In Fuller’s series The City, buildings that usually form part of the backdrop, emerge elegantly into the foreground. In his detail-orientated large format photographs, we notice the beauty and geometry of the architecture: the echo of windows like shattered piano keys, the perfectly vertical lines, the prism-like surfaces of tower blocks set against a moody sky, hard shapes juxtaposed with soft nimbus cloud. The sights are familiar, yet unfamiliar – totally absent and deserted of people, the buildings look as though they’re part of a model city. Because of this, the images have an undeniable timeless quality about them.

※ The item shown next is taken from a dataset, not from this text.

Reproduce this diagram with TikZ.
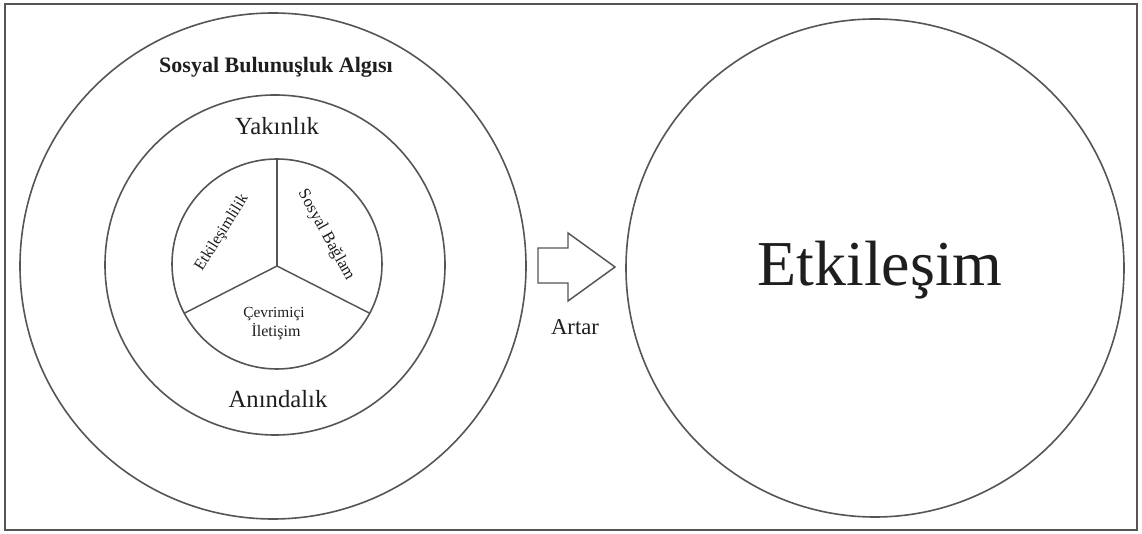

Now that almost four decades have passed since Fuller began taking these photographs, he has finally compiled his images into a book, containing a mesmerizing showcase of his fine art large format black-and-white work bound under the title, The City: A Formalist View of American Urban Architecture. In the opening of his book, curator Dr. Rebecca Senf writes of his work: “[Fuller’s] compositions emphasize formal qualities – light and shade, shape and negative space, line and pattern – by collapsing layers of buildings and sky into flat arrangements. This modernist approach to making pictures, one which privileges the visual qualities of the resulting photograph over the literal or symbolic meaning of the subject, is one Fuller has pursued consistently and with lifelong dedication.”